ウレタンゴム系塗膜防水

ウレタンゴム系塗膜防水(以下、「ウレタン塗膜防水」といいます)の施工方法は、通気緩衝工法(Xー1工法・絶縁仕様)と密着工法(X-2工法・密着仕様)があります。複雑な形状でも施工が容易で、連続一体化した防水層が形成できるメリットがあります。

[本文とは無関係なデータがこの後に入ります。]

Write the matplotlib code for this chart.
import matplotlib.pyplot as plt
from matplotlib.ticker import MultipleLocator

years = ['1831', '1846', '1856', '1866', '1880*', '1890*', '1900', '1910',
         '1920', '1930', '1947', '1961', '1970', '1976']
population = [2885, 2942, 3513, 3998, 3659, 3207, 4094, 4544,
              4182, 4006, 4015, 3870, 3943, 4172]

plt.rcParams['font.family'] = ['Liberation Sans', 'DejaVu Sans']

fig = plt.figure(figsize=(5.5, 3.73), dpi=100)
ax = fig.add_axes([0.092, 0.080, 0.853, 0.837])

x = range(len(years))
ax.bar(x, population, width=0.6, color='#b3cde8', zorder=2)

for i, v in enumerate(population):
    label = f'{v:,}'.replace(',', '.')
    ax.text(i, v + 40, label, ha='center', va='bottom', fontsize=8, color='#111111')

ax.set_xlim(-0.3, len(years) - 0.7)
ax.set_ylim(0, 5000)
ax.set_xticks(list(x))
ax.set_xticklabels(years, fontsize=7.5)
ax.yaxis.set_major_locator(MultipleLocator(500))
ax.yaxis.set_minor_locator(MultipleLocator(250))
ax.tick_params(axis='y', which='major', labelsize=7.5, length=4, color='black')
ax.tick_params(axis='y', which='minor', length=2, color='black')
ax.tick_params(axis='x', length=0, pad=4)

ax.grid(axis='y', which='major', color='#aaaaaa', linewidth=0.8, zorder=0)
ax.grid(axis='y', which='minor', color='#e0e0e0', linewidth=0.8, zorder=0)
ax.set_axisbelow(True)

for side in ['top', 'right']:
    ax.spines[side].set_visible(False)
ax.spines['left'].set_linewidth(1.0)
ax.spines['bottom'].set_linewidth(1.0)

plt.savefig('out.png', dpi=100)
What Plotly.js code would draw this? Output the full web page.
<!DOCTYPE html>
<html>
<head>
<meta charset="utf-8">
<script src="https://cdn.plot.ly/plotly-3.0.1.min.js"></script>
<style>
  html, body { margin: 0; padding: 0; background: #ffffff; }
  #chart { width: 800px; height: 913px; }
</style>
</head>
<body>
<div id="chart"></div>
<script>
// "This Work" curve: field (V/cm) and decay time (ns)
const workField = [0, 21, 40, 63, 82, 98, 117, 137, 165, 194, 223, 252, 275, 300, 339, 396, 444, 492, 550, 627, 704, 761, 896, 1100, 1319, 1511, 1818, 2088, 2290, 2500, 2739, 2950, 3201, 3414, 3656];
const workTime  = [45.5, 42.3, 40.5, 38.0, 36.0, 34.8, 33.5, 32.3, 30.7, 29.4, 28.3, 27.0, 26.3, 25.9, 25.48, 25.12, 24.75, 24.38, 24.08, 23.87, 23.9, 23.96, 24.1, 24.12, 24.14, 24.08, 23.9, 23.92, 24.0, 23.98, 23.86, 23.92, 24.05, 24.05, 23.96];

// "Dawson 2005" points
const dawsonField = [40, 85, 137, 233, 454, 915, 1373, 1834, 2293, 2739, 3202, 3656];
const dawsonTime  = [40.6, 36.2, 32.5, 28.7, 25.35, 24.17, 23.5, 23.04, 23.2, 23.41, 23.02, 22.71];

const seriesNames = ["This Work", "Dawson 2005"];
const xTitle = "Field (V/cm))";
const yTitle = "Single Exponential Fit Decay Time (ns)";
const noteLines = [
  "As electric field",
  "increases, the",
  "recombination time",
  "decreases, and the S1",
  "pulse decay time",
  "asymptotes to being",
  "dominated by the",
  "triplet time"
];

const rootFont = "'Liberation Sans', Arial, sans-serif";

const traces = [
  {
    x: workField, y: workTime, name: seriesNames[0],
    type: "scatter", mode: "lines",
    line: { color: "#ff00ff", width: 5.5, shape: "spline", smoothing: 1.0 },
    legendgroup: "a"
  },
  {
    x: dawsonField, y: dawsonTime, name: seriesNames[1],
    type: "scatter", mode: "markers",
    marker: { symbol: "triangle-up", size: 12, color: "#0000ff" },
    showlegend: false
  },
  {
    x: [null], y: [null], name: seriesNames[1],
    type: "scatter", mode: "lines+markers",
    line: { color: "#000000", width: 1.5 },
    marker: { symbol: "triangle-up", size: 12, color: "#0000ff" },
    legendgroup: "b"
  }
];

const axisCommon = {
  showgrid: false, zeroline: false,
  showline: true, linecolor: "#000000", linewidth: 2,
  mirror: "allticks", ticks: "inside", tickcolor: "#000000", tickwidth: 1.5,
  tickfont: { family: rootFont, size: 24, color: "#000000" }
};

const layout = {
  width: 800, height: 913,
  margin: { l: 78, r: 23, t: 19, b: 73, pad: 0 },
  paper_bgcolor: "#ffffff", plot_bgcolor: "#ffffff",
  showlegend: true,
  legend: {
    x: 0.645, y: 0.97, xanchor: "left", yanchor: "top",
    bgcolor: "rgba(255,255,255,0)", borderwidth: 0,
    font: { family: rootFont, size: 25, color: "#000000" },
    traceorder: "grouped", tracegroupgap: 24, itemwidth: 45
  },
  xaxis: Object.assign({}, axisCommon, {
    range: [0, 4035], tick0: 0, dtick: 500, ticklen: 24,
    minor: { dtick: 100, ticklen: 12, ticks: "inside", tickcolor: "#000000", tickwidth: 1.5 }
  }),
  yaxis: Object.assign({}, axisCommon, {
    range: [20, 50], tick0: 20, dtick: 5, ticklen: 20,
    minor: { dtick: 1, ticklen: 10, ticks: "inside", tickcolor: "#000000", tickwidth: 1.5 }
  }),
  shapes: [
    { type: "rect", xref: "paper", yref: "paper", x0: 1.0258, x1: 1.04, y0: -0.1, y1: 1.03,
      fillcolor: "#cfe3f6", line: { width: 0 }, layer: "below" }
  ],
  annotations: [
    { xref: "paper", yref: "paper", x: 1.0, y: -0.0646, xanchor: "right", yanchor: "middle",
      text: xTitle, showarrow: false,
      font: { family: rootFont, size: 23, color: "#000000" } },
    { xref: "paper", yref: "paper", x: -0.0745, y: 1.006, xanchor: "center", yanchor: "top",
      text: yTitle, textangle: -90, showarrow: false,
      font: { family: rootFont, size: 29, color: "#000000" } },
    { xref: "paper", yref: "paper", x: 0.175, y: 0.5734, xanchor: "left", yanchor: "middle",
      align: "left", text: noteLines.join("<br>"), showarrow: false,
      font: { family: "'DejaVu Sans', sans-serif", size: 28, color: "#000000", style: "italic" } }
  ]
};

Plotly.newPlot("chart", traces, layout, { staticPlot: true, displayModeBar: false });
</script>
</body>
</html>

ウレタン塗膜防水は、現場で液状の防水材料を下地に塗布して作り上げるため、施工の良否が耐久性に大きな影響を及ぼします。膜厚が薄い部分は、建物の伸縮から発生した下地の挙動に追従できずに破断する恐れがあります。また、紫外線や熱の影響によって早期に劣化が生じる傾向があるため、厚みの確保が非常に重要です。

ウレタン塗膜防水と下地のひび割れ

ひび割れ

トップコートや塗膜防水材の消失

塗膜の劣化・消失

ウレタン塗膜防水層の局所的なふくれ

防水層のふくれ

施工事例1

施工前

既存:ウレタン塗膜防水
(密着工法)

施工後

目地打ち換え、交差部脱気装置付
(高反射トップコート) 


施工事例2

施工前

既存:塗膜防水
(通気緩衝工法)

施工後

ウレタン塗膜防水通気緩衝工法
(端部アンカー固定) 


施工事例3

施工前

既存:アスファルト防水
(砂付きルーフィング仕上げ)

施工後

砂付きアスファルト改修工法
(高反射トップコート) 


施工事例4

施工前

既存:合成ゴム系シート防水
(接着工法)

施工後

立上り撤去、端部アングル固定
(ウレタン塗膜防水密着工法) 

ライフサイクルコスト

ウレタン防水層を長持ちさせるために定期的なメンテナンスが大切です。標準的な例として、国土交通省X-1工法のケースを考えます。 5年程度毎に最上層の保護仕上げ塗料(トップコート)を再塗布していますと、15年程度の耐久性(防水性能の保持)が期待できるでしょう。

脱気絶縁機能が前提ですので防水層にはふくれ、破断がない状態であるはずです。したがって、10~15年目の改修時には既存防水層の撤去や下地処理などの手間がかからず、ウレタン防水材の再塗布(2~3kg/㎡の増し塗り)のみで済みます。

このことは、省力化が可能で工期を大幅に短縮でき、コストの点でも全面撤去に比べ1/2ないし1/3のコストで抑えられるのです。改修時に撤去した廃材が出ないということは、処分費用の削減、資源有効利用の観点からも大いに評価されるでしょう。

また、2025年現在では特定化学物質障害予防規則(特化則)非該当・特定化学物質無配合のウレタン防水材が主流となっています。特定化学物質無配合のウレタン防水材を使用することで、作業者の安全衛生の確保や建物使用者の健康被害への不安を取り除けるのです。

以上の点からウレタン塗膜防水は10~15年目の改修時において、ライフサイクルコストの削減に貢献できる工法といえるでしょう。